D.C. Plans New Youth Facility at Oak Hill

By William Wan
Washington Post Staff Writer
Wednesday, May 2, 2007

D.C. officials plan to move forward with building a new youth detention center on the site of the Oak Hill Youth Center in Fort Meade, despite opposition from Anne Arundel County officials.

Representatives from the office of D.C. Mayor Adrian M. Fenty (D) told county and state officials of their plans at a meeting Monday in Oak Hill. County and state officials said the decision came as a surprise because they had been pushing to acquire the vast property on which the dilapidated center sits for a regional park and other uses.

District officials said their decision shouldn't have surprised anyone because plans for a new center had been in the works since at least 2005.
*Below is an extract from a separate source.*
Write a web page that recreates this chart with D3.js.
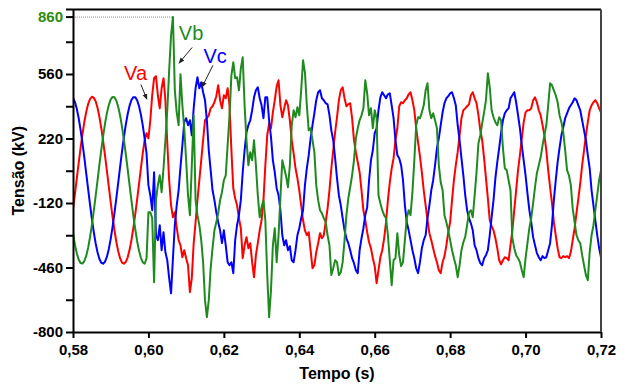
<!DOCTYPE html>
<html>
<head>
<meta charset="utf-8">
<script src="https://cdn.jsdelivr.net/npm/d3@7"></script>
<style>
  body { margin: 0; background: #fff; }
  svg { display: block; }
  text { font-family: Arial, "Liberation Sans", sans-serif; }
</style>
</head>
<body>
<svg id="chart" width="627" height="385"></svg>
<script>
// amostragem: 0,5 ms a partir de 0,58 s
const t0 = 0.58;
const dt = 0.0005;

// tensões de fase (kV)
const va = [
  -155,-75,8,90,169,242,307,360,401,428,
  440,435,416,382,334,275,205,129,48,-35,
  -117,-194,-265,-326,-376,-412,-434,-440,-431,-406,
  -367,-315,-252,-180,-102,-20,63,143,211,248,
  221,316,448,538,548,448,379,485,538,422,
  195,0,-132,-195,-169,-248,-316,-343,-406,-369,
  -411,-448,-590,-516,-332,-221,-105,0,105,211,
  316,327,343,379,390,411,443,501,422,379,
  448,432,485,395,158,-42,-95,-132,-200,-253,
  -411,-343,-300,-358,-332,-432,-511,-395,-332,-264,
  -211,-105,79,237,300,274,358,422,495,527,
  395,332,379,422,395,316,211,142,63,11,
  -53,-132,-211,-264,-290,-274,-369,-464,-448,-379,
  -332,-279,-306,-290,-221,-148,-53,63,158,253,
  332,422,474,490,432,390,400,406,327,211,
  148,95,42,-53,-158,-211,-274,-327,-358,-411,
  -453,-543,-474,-406,-369,-306,-221,-105,-11,63,
  116,211,274,390,411,406,422,432,453,464,
  422,369,274,200,126,42,-53,-132,-211,-279,
  -316,-358,-400,-432,-474,-490,-432,-400,-343,-274,
  -221,-105,0,79,148,237,327,369,379,390,
  400,448,464,432,406,343,263,211,116,11,
  -95,-211,-242,-264,-306,-358,-422,-443,-422,-406,
  -411,-422,-343,-264,-158,-53,53,132,221,306,
  358,369,369,379,422,437,411,369,343,290,
  237,158,53,-37,-121,-221,-290,-358,-406,-411,
  -400,-406,-400,-411,-379,-316,-253,-174,-95,-16,
  79,158,237,306,369,395,411,422,406,379,
  358
];

const vb = [
  -279,-338,-385,-418,-436,-439,-427,-399,-357,-302,
  -237,-163,-84,-2,81,160,234,300,355,397,
  426,439,437,419,386,340,282,213,137,57,
  -26,-108,-186,-257,-320,-371,-409,-432,-440,-411,
  -169,-169,-200,-538,-105,-26,26,-63,63,211,
  369,580,764,860,474,358,290,559,395,274,
  105,-79,-184,79,342,-105,-184,-237,-316,-432,
  -632,-722,-632,-464,-358,-264,-221,-174,-105,-63,
  0,26,184,342,553,622,538,543,474,590,
  648,395,211,79,148,105,211,79,-79,-195,
  -142,-105,-211,-500,-722,-580,-343,-253,-432,-290,
  -90,105,63,21,-37,79,290,369,332,385,
  342,474,632,569,395,263,274,211,148,-26,
  -105,-158,-174,-200,-221,-290,-343,-500,-464,-422,
  -432,-500,-485,-432,-316,-184,-95,-37,26,105,
  221,274,316,342,379,527,458,342,379,274,
  369,327,-79,-121,-158,-184,-200,-290,-422,-553,
  -422,-411,-279,-395,-453,-432,-316,-200,-158,-184,
  -63,105,290,332,327,358,395,474,511,369,
  327,353,316,274,79,-11,-53,-184,-221,-264,
  -316,-369,-411,-448,-511,-448,-369,-327,-299,-237,
  -169,-158,-195,-79,42,195,237,300,358,422,
  564,490,369,332,306,290,332,316,169,63,
  53,0,-53,-306,-358,-395,-411,-432,-474,-511,
  -411,-332,-253,-200,-121,-37,37,79,121,184,
  237,290,395,511,501,474,448,411,343,306,
  253,158,53,26,-26,-148,-221,-290,-316,-332,
  -395,-448,-500,-527,-379,-290,-237,-158,-79,0,
  53
];

const vc = [
  434,413,377,328,267,197,120,38,-44,-126,
  -203,-272,-332,-380,-415,-435,-440,-429,-403,-362,
  -309,-245,-172,-93,-11,72,152,227,293,349,
  393,423,438,438,422,391,346,289,219,141,
  -26,-79,-158,42,-290,-316,-237,-369,-274,-380,
  -422,-516,-596,-411,-237,-132,-53,69,184,306,
  327,290,316,237,379,485,543,485,516,464,
  422,316,158,53,-53,-105,-169,-221,-264,-331,
  -264,-343,-432,-448,-432,-490,-316,-237,-184,-105,
  42,158,253,290,316,369,437,474,490,432,
  395,327,437,437,316,227,105,42,-42,-79,
  -158,-290,-343,-316,-369,-348,-422,-432,-369,-290,
  -253,-200,-158,-26,63,132,221,290,353,422,
  464,474,432,422,406,400,343,263,211,116,
  11,-79,-132,-200,-264,-306,-332,-369,-411,-437,
  -474,-490,-369,-306,-253,-184,-142,0,105,158,
  248,274,369,437,464,448,432,453,458,395,
  327,211,132,116,79,0,-132,-221,-264,-316,
  -369,-411,-464,-490,-432,-358,-316,-290,-200,-132,
  -53,0,79,169,221,290,358,406,432,443,
  458,464,432,395,290,211,116,26,-79,-158,
  -200,-227,-264,-343,-369,-411,-437,-448,-411,-395,
  -369,-290,-195,-105,11,95,169,248,316,353,
  369,379,432,448,464,411,343,274,184,105,
  26,-69,-158,-221,-300,-343,-384,-406,-422,-400,
  -411,-406,-369,-332,-237,-105,0,95,169,237,
  279,327,353,379,395,411,432,422,395,369,
  316,263,211,132,63,-53,-132,-211,-290,-358,
  -406
];

const tempo = va.map((_, i) => +(t0 + i * dt).toFixed(4));

const xTicks = [0.58, 0.60, 0.62, 0.64, 0.66, 0.68, 0.70, 0.72];
const yTicks = [-800, -630, -460, -290, -120, 50, 220, 390, 560, 730];
const yLabels = [-800, -460, -120, 220, 560];
const yMax = 900;
const picoVb = 860;

// rótulos e setas, em unidades de dados
const rotulos = [
  { nome: 'Va', cor: '#ff0000', t: 0.5966, v: 530, de: [0.5980, 505], para: [0.5996, 427] },
  { nome: 'Vb', cor: '#1f8a1f', t: 0.6113, v: 740, de: [0.6116, 700], para: [0.6081, 617] },
  { nome: 'Vc', cor: '#0000ff', t: 0.6177, v: 617, de: [0.6171, 606], para: [0.6142, 490] }
];

const series = [
  { nome: 'Va', cor: '#ff0000', valores: va },
  { nome: 'Vc', cor: '#0000ff', valores: vc },
  { nome: 'Vb', cor: '#1f8a1f', valores: vb }
];

const svg = d3.select('#chart');
const margin = { left: 73, right: 601, top: 9.5, bottom: 332 };

const x = d3.scaleLinear().domain([0.58, 0.72]).range([margin.left, margin.right]);
const y = d3.scaleLinear().domain([-800, yMax]).range([margin.bottom, margin.top]);

const defs = svg.append('defs');
defs.append('clipPath').attr('id', 'clip')
  .append('rect')
  .attr('x', margin.left).attr('y', margin.top - 2)
  .attr('width', margin.right - margin.left)
  .attr('height', margin.bottom - margin.top + 2);

defs.append('marker')
  .attr('id', 'seta')
  .attr('viewBox', '0 0 10 10')
  .attr('refX', 9).attr('refY', 5)
  .attr('markerWidth', 6).attr('markerHeight', 6)
  .attr('markerUnits', 'userSpaceOnUse')
  .attr('orient', 'auto')
  .append('path')
  .attr('d', 'M0,1 L10,5 L0,9 Z')
  .attr('fill', '#222');

// linha pontilhada no pico de Vb
const iPico = vb.indexOf(picoVb);
svg.append('line')
  .attr('x1', x(0.58)).attr('x2', x(tempo[iPico]))
  .attr('y1', y(picoVb)).attr('y2', y(picoVb))
  .attr('stroke', '#888')
  .attr('stroke-width', 1)
  .attr('stroke-dasharray', '1,1');

// séries
const line = d3.line()
  .x((d, i) => x(tempo[i]))
  .y(d => y(d));

series.forEach(s => {
  svg.append('path')
    .datum(s.valores)
    .attr('clip-path', 'url(#clip)')
    .attr('fill', 'none')
    .attr('stroke', s.cor)
    .attr('stroke-width', 2)
    .attr('stroke-linejoin', 'round')
    .attr('d', line);
});

// eixo y
const gy = svg.append('g')
  .attr('transform', `translate(${margin.left},0)`)
  .call(d3.axisLeft(y)
    .tickValues(yTicks)
    .tickSize(7)
    .tickSizeOuter(0)
    .tickPadding(3)
    .tickFormat(d => yLabels.includes(d) ? d : ''));

// marca do pico (860) em verde
gy.append('line')
  .attr('x1', -7).attr('x2', 0)
  .attr('y1', y(picoVb)).attr('y2', y(picoVb))
  .attr('stroke', '#000');
gy.append('text')
  .attr('x', -10)
  .attr('y', y(picoVb))
  .attr('dy', '0.32em')
  .attr('text-anchor', 'end')
  .attr('fill', '#2e8b10')
  .text(picoVb);

// eixo x
const gx = svg.append('g')
  .attr('transform', `translate(0,${margin.bottom})`)
  .call(d3.axisBottom(x)
    .tickValues(xTicks)
    .tickSize(6)
    .tickSizeOuter(0)
    .tickPadding(5)
    .tickFormat(d => d3.format('.2f')(d).replace('.', ',')));

[gx, gy].forEach(g => {
  g.selectAll('.domain, .tick line').attr('stroke', '#000').attr('stroke-width', 2);
  g.selectAll('line').attr('stroke-width', 2);
  g.selectAll('text')
    .attr('font-size', 15)
    .attr('font-weight', 'bold')
    .attr('font-family', 'Arial, "Liberation Sans", sans-serif');
});
gx.selectAll('.tick text').attr('dy', '0.8em');

// moldura superior e direita
svg.append('line')
  .attr('x1', margin.left - 7).attr('x2', margin.right)
  .attr('y1', y(yMax)).attr('y2', y(yMax))
  .attr('stroke', '#000').attr('stroke-width', 2);
svg.append('line')
  .attr('x1', margin.right).attr('x2', margin.right)
  .attr('y1', y(yMax)).attr('y2', margin.bottom)
  .attr('stroke', '#444').attr('stroke-width', 2);

// rótulos das fases com setas
rotulos.forEach(r => {
  svg.append('text')
    .attr('x', x(r.t)).attr('y', y(r.v))
    .attr('text-anchor', 'middle')
    .attr('font-size', 20)
    .attr('fill', r.cor)
    .text(r.nome);
  svg.append('line')
    .attr('x1', x(r.de[0])).attr('y1', y(r.de[1]))
    .attr('x2', x(r.para[0])).attr('y2', y(r.para[1]))
    .attr('stroke', '#222')
    .attr('stroke-width', 1)
    .attr('marker-end', 'url(#seta)');
});

// títulos dos eixos
svg.append('text')
  .attr('x', (margin.left + margin.right) / 2)
  .attr('y', 379)
  .attr('text-anchor', 'middle')
  .attr('font-size', 16)
  .attr('font-weight', 'bold')
  .text('Tempo (s)');

svg.append('text')
  .attr('transform', `translate(24,${(margin.top + margin.bottom) / 2}) rotate(-90)`)
  .attr('text-anchor', 'middle')
  .attr('font-size', 16)
  .attr('font-weight', 'bold')
  .text('Tensão (kV)');
</script>
</body>
</html>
The 880-acre property is largely unoccupied. One of the only buildings on the land is the Oak Hill Youth Center, which houses District youths convicted of crimes. In recent years, the 220-bed center has been plagued with escapes, crowding and security problems and criticized for housing youths in poor conditions.

The new facility would house about 60 youths. D.C. officials hope to finish construction by next year. City officials say completing the new facility quickly is crucial because the D.C. Department of Youth Rehabilitation Services is under court monitor and is required by consent decree to shutdown Oak Hill by 2009.

Maryland officials have argued that D.C. should build its replacement facility somewhere in the District, closer to the homes and families of the youths detained.

Maryland Sens. Benjamin L. Cardin (D) and Barbara A. Mikulski (D) recently introduced a bill to force the current detention center to be moved to Washington. The bill also calls for the land to be split between the National Security Agency, which abuts the property, and Anne Arundel.

The land is owned by the federal government and was made available decades ago in a land grant to the District.

Fenty did not attend the meeting Monday because of two fires in the city, but staff members met with Rep. John Sarbanes (D-Md.), Anne Arundel County Executive John R. Leopold (R) and a representative from Cardin's office.

Leopold and other Maryland officials said they would continue pushing for some of the land, noting that the facility would take up 25 of the site's 880 acres.